_Extracted entries:_
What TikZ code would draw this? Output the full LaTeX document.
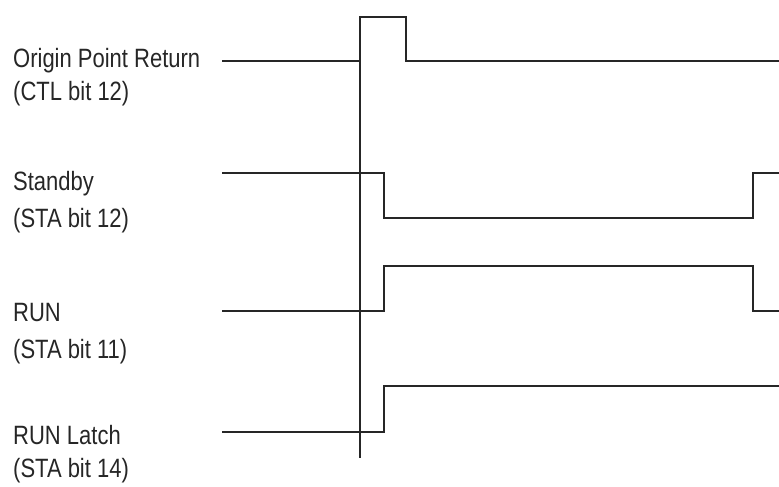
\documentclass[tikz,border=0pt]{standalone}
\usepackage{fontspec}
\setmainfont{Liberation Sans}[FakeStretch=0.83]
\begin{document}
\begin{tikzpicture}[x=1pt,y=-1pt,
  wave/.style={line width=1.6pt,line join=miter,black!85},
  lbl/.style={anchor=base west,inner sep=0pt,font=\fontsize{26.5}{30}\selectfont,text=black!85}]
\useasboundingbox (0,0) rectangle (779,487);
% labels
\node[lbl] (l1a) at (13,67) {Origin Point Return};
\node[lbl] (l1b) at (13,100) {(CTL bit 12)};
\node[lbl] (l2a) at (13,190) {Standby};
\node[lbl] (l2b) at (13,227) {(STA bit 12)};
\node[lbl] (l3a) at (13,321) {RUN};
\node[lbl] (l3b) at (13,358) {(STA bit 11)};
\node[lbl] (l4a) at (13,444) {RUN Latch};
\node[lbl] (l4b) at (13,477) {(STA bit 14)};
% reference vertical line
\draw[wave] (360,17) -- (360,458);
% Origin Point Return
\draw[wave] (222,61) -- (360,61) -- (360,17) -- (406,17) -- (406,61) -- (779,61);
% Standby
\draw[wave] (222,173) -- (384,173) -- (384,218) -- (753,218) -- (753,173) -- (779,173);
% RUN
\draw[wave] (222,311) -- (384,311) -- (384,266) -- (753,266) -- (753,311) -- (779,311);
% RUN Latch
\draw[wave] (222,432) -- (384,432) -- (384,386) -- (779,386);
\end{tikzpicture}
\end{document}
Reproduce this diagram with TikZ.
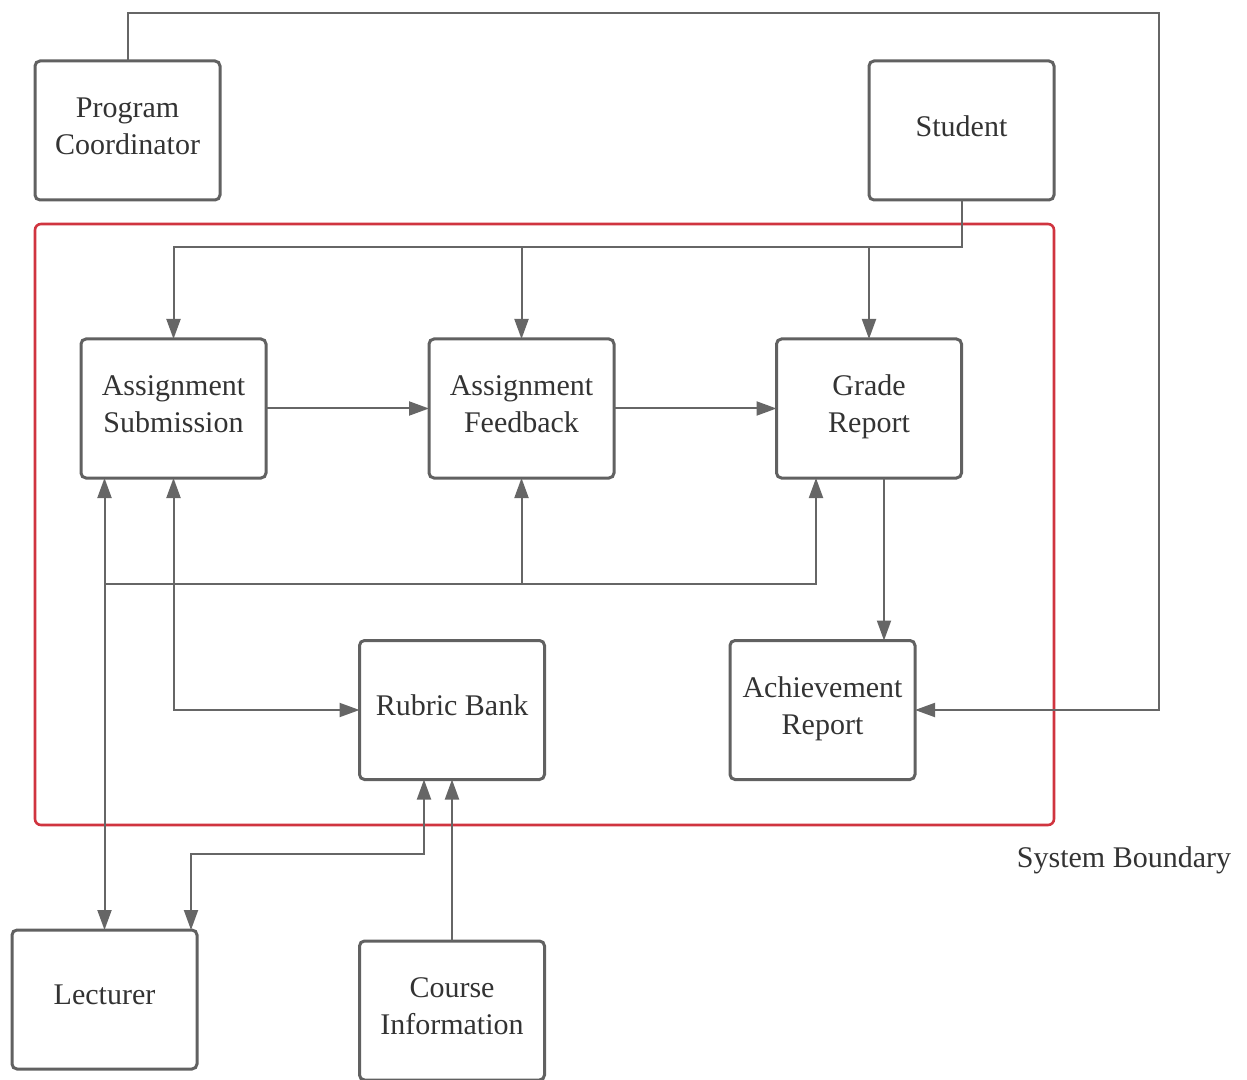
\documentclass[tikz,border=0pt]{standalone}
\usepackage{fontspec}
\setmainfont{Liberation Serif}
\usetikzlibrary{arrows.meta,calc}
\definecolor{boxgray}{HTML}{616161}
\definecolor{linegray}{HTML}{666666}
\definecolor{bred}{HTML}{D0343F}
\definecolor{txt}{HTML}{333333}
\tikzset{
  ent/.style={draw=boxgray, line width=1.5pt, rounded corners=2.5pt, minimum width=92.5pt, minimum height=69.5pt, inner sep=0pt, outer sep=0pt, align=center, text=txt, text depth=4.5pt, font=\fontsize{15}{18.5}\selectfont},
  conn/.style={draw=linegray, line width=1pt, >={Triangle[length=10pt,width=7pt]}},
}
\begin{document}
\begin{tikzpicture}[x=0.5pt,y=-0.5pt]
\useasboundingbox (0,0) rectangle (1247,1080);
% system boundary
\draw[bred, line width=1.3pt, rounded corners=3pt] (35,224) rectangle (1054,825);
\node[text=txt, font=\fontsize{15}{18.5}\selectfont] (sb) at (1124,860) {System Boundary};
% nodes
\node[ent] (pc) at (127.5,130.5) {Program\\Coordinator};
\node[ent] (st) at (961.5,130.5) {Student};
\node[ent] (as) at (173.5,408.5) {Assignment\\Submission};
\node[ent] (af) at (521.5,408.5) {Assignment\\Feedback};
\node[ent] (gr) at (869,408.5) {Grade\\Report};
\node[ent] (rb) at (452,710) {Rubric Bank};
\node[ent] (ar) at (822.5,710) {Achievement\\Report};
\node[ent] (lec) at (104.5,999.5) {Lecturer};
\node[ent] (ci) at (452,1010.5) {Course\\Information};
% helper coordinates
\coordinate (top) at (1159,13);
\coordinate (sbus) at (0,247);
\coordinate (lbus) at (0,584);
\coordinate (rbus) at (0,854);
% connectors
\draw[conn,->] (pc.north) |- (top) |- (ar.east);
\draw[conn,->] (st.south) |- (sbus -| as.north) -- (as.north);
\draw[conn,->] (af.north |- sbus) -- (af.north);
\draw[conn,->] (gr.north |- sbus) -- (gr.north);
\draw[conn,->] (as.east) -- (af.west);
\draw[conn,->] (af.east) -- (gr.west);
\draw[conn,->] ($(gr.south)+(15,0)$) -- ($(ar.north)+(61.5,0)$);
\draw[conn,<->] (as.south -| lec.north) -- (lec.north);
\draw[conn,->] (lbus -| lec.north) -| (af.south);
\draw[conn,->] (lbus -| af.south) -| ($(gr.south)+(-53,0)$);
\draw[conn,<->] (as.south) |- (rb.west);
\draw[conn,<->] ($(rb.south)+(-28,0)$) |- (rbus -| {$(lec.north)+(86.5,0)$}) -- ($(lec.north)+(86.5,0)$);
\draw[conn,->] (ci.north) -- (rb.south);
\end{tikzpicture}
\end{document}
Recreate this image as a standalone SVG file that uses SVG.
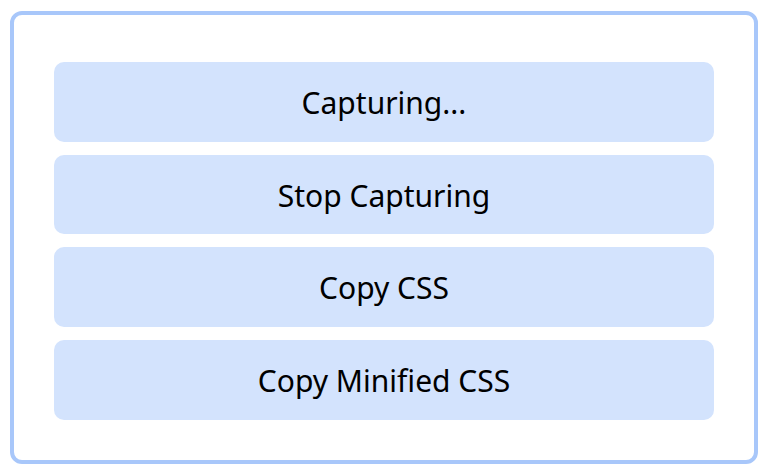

_Work to be completed:_ Please transcribe the material above exactly as written. Leave the pictures out.

_Reply:_
What TikZ code would draw this? Output the full LaTeX document.
\documentclass[tikz,border=0pt]{standalone}
\usepackage{fontspec}
\setmainfont{Liberation Sans}[FakeStretch=0.83]
\begin{document}
\begin{tikzpicture}[x=1pt,y=-1pt,
  wave/.style={line width=1.6pt,line join=miter,black!85},
  lbl/.style={anchor=base west,inner sep=0pt,font=\fontsize{26.5}{30}\selectfont,text=black!85}]
\useasboundingbox (0,0) rectangle (779,487);
% labels
\node[lbl] (l1a) at (13,67) {Origin Point Return};
\node[lbl] (l1b) at (13,100) {(CTL bit 12)};
\node[lbl] (l2a) at (13,190) {Standby};
\node[lbl] (l2b) at (13,227) {(STA bit 12)};
\node[lbl] (l3a) at (13,321) {RUN};
\node[lbl] (l3b) at (13,358) {(STA bit 11)};
\node[lbl] (l4a) at (13,444) {RUN Latch};
\node[lbl] (l4b) at (13,477) {(STA bit 14)};
% reference vertical line
\draw[wave] (360,17) -- (360,458);
% Origin Point Return
\draw[wave] (222,61) -- (360,61) -- (360,17) -- (406,17) -- (406,61) -- (779,61);
% Standby
\draw[wave] (222,173) -- (384,173) -- (384,218) -- (753,218) -- (753,173) -- (779,173);
% RUN
\draw[wave] (222,311) -- (384,311) -- (384,266) -- (753,266) -- (753,311) -- (779,311);
% RUN Latch
\draw[wave] (222,432) -- (384,432) -- (384,386) -- (779,386);
\end{tikzpicture}
\end{document}
Reproduce this diagram with TikZ.
\documentclass[tikz,border=0pt]{standalone}
\usepackage{fontspec}
\setmainfont{Liberation Serif}
\usetikzlibrary{arrows.meta,calc}
\definecolor{boxgray}{HTML}{616161}
\definecolor{linegray}{HTML}{666666}
\definecolor{bred}{HTML}{D0343F}
\definecolor{txt}{HTML}{333333}
\tikzset{
  ent/.style={draw=boxgray, line width=1.5pt, rounded corners=2.5pt, minimum width=92.5pt, minimum height=69.5pt, inner sep=0pt, outer sep=0pt, align=center, text=txt, text depth=4.5pt, font=\fontsize{15}{18.5}\selectfont},
  conn/.style={draw=linegray, line width=1pt, >={Triangle[length=10pt,width=7pt]}},
}
\begin{document}
\begin{tikzpicture}[x=0.5pt,y=-0.5pt]
\useasboundingbox (0,0) rectangle (1247,1080);
% system boundary
\draw[bred, line width=1.3pt, rounded corners=3pt] (35,224) rectangle (1054,825);
\node[text=txt, font=\fontsize{15}{18.5}\selectfont] (sb) at (1124,860) {System Boundary};
% nodes
\node[ent] (pc) at (127.5,130.5) {Program\\Coordinator};
\node[ent] (st) at (961.5,130.5) {Student};
\node[ent] (as) at (173.5,408.5) {Assignment\\Submission};
\node[ent] (af) at (521.5,408.5) {Assignment\\Feedback};
\node[ent] (gr) at (869,408.5) {Grade\\Report};
\node[ent] (rb) at (452,710) {Rubric Bank};
\node[ent] (ar) at (822.5,710) {Achievement\\Report};
\node[ent] (lec) at (104.5,999.5) {Lecturer};
\node[ent] (ci) at (452,1010.5) {Course\\Information};
% helper coordinates
\coordinate (top) at (1159,13);
\coordinate (sbus) at (0,247);
\coordinate (lbus) at (0,584);
\coordinate (rbus) at (0,854);
% connectors
\draw[conn,->] (pc.north) |- (top) |- (ar.east);
\draw[conn,->] (st.south) |- (sbus -| as.north) -- (as.north);
\draw[conn,->] (af.north |- sbus) -- (af.north);
\draw[conn,->] (gr.north |- sbus) -- (gr.north);
\draw[conn,->] (as.east) -- (af.west);
\draw[conn,->] (af.east) -- (gr.west);
\draw[conn,->] ($(gr.south)+(15,0)$) -- ($(ar.north)+(61.5,0)$);
\draw[conn,<->] (as.south -| lec.north) -- (lec.north);
\draw[conn,->] (lbus -| lec.north) -| (af.south);
\draw[conn,->] (lbus -| af.south) -| ($(gr.south)+(-53,0)$);
\draw[conn,<->] (as.south) |- (rb.west);
\draw[conn,<->] ($(rb.south)+(-28,0)$) |- (rbus -| {$(lec.north)+(86.5,0)$}) -- ($(lec.north)+(86.5,0)$);
\draw[conn,->] (ci.north) -- (rb.south);
\end{tikzpicture}
\end{document}
Recreate this image as a standalone SVG file that uses SVG.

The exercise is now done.